Separating foreigners and non-foreigners in one's hiring conditions is unfair and needs to be banished in every institution in Japan. There will always be someone who will try to manipulate the administrative differences for some personal advantage. The 1954 US Supreme Court decision Brown v. Board of Education rejected the idea of people being "separate but equal" on the evidence that, in fact, blacks were always given worse treatment. That is different than the point I have made here. To my mind, segregation is discriminatory because it enables acts of discrimination, whether or not evidence of the discrimination can be found.
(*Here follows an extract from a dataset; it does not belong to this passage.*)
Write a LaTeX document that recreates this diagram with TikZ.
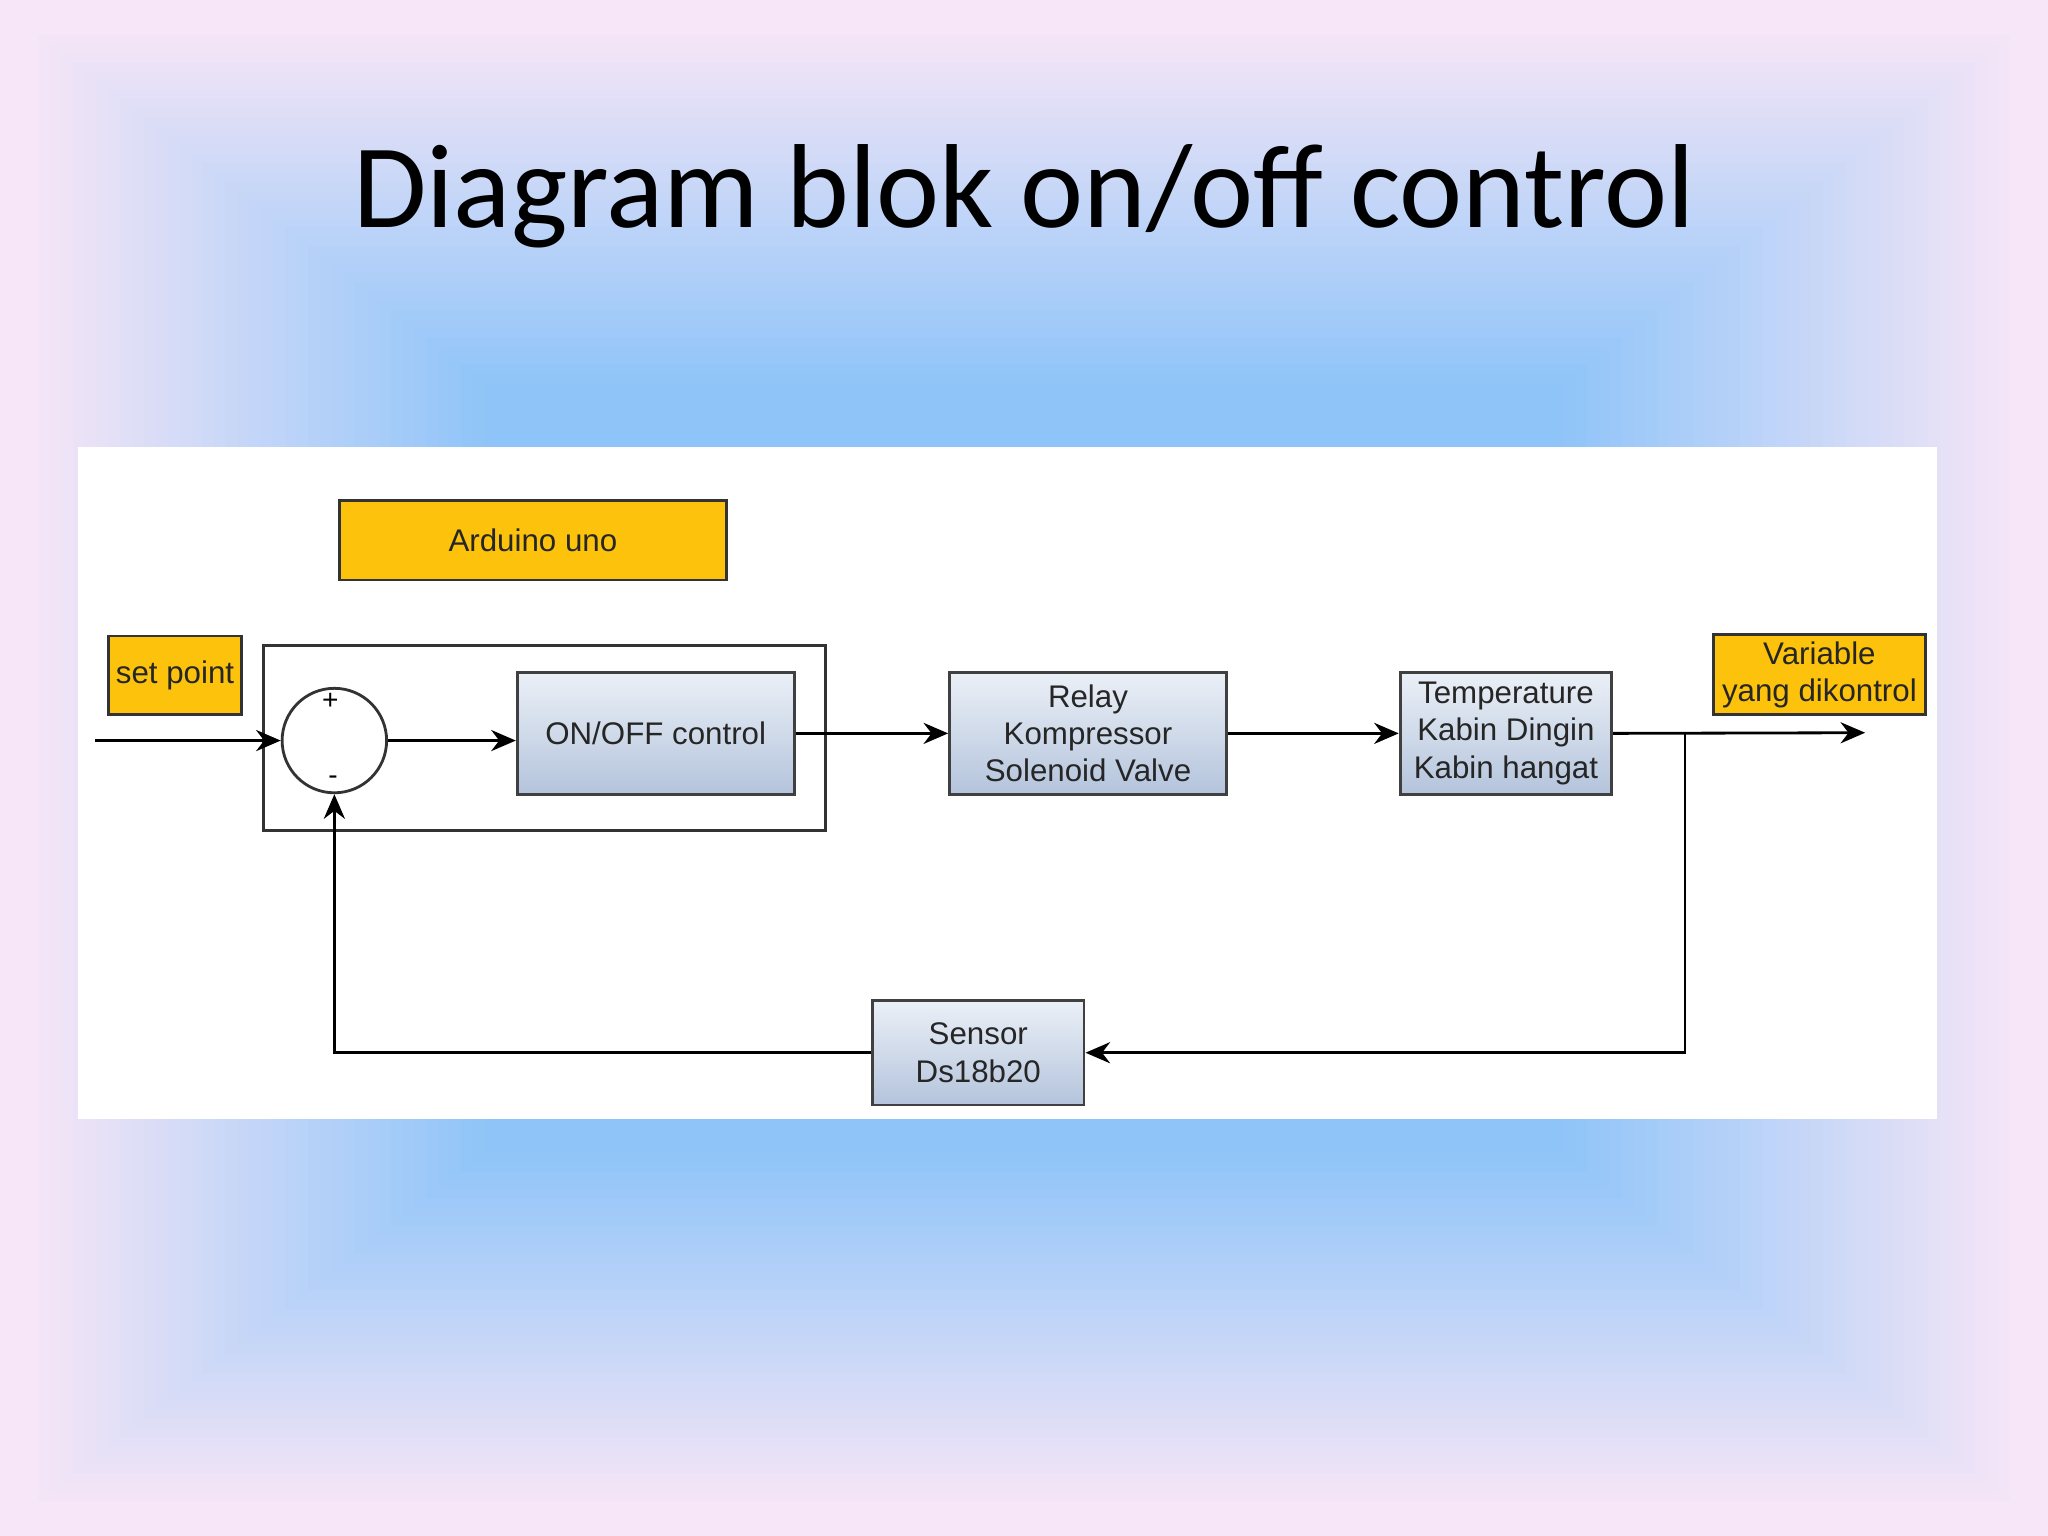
\documentclass[tikz,border=0pt]{standalone}
\usepackage{fontspec}
\setmainfont{Liberation Sans}
\newfontfamily\titlefont{Carlito}
\usetikzlibrary{arrows.meta}
\definecolor{pinkbg}{HTML}{F6E6F7}
\definecolor{bluebg}{HTML}{8EC4F8}
\definecolor{orng}{HTML}{FCC20C}
\definecolor{gtop}{HTML}{EBF0F7}
\definecolor{gbot}{HTML}{B4C4DC}
\tikzset{
  x=0.013061cm, y=-0.013061cm,
  ybox/.style={draw=black!80, line width=0.8pt, fill=orng},
  gbox/.style={draw=black!75, line width=0.8pt, top color=gtop, bottom color=gbot},
  txt/.style={font=\fontsize{8.9}{10.6}\selectfont, align=center, text=black!85},
  con/.style={line width=0.8pt, -{Stealth[length=7pt,width=6pt]}},
  ln/.style={line width=0.8pt}
}
\begin{document}
\begin{tikzpicture}
\useasboundingbox (0,0) rectangle (1568,1176);
% background
\fill[pinkbg] (0,0) rectangle (1568,1176);
\foreach \i in {0,...,39}{
  \pgfmathsetmacro{\m}{\i*100/39}
  \fill[bluebg!\m!pinkbg] (20+\i*9,20+\i*7) rectangle (1548-\i*9,1156-\i*7);
}
\node[font=\titlefont\fontsize{34}{38}\selectfont] (title) at (784,150) {Diagram blok on/off control};
% panel
\fill[white] (60,342) rectangle (1483,857);
% boxes
\node[ybox, minimum width=296*0.013061cm, minimum height=61*0.013061cm, txt] (ard) at (408,413.5) {Arduino uno};
\node[ybox, minimum width=102*0.013061cm, minimum height=60*0.013061cm, txt, inner sep=0pt] (sp) at (134,517) {set point};
\draw[ln, black!80] (202,494) rectangle (632,636);
\node[draw=black!80, line width=0.8pt, circle, minimum size=80*0.013061cm, inner sep=0pt] (sum) at (256,567) {};
\node[font=\fontsize{8}{8}\selectfont] (plus) at (253,537) {+};
\node[font=\fontsize{8}{8}\selectfont] (minus) at (255,597) {-};
\node[gbox, minimum width=212*0.013061cm, minimum height=93*0.013061cm, txt] (onoff) at (502,561.5) {ON/OFF control};
\node[gbox, minimum width=212*0.013061cm, minimum height=93*0.013061cm, txt] (relay) at (833,561.5) {Relay\\Kompressor\\Solenoid Valve};
\node[gbox, minimum width=162*0.013061cm, minimum height=93*0.013061cm, txt, inner sep=0pt] (temp) at (1153,561.5) {Temperature\\Kabin Dingin\\Kabin hangat};
\node[ybox, minimum width=162*0.013061cm, minimum height=61*0.013061cm, txt, inner sep=0pt] (var) at (1393,516.5) {Variable\\yang dikontrol};
\node[gbox, minimum width=162*0.013061cm, minimum height=80*0.013061cm, txt] (sens) at (749,806) {Sensor\\Ds18b20};
% connectors
\coordinate (in) at (73,567);
\coordinate (out) at (1428,561);
\coordinate (br) at (1290,561);
\draw[con] (in) -- (sum.west);
\draw[con] (sum.east) -- (onoff.west |- sum.east);
\draw[con] (onoff.east) -- (relay.west);
\draw[con] (relay.east) -- (temp.west);
\draw[con] (temp.east) -- (out);
\draw[con] (br) |- (sens.east);
\draw[con] (sens.west) -| (sum.south);
\end{tikzpicture}
\end{document}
None of my colleagues seemed particularly interested in the topic -- there was no actual discussion of it -- but, as members of the majority, why would they be? They are already taken care of, and the whole system perhaps only looks to them like a minor inconvenience to me. Only a few persons I know of might have reason to object to my being treated on equal terms, but those are purely selfish reasons that they cannot defend publicly. With this decision, their tyrannical behavior towards me will no longer be tacitly encouraged by the school itself, and they will have to treat me with the same professional dignity that they show towards others.

I don't know if I will remain in Japan till retirement, but it doesn't matter. The point here is one of fairness, and it is not only about me. It is about other foreigners and it is about Japan as a society. In short, for the sake of foreigners working in Japan, and for the sake of Japan itself, it will be a great day when the system of contract employment for foreigners is abolished in all public institutions. I was delighted to hear the news and I applaud my fellow colleagues and for the administrators around Japan who first put this process of change in motion. Thank you!

Of course, the national trends are going in the other direction, as contract positions are increasing in number for both foreigners and Japanese, but this is a bright moment that I would like to acknowledge.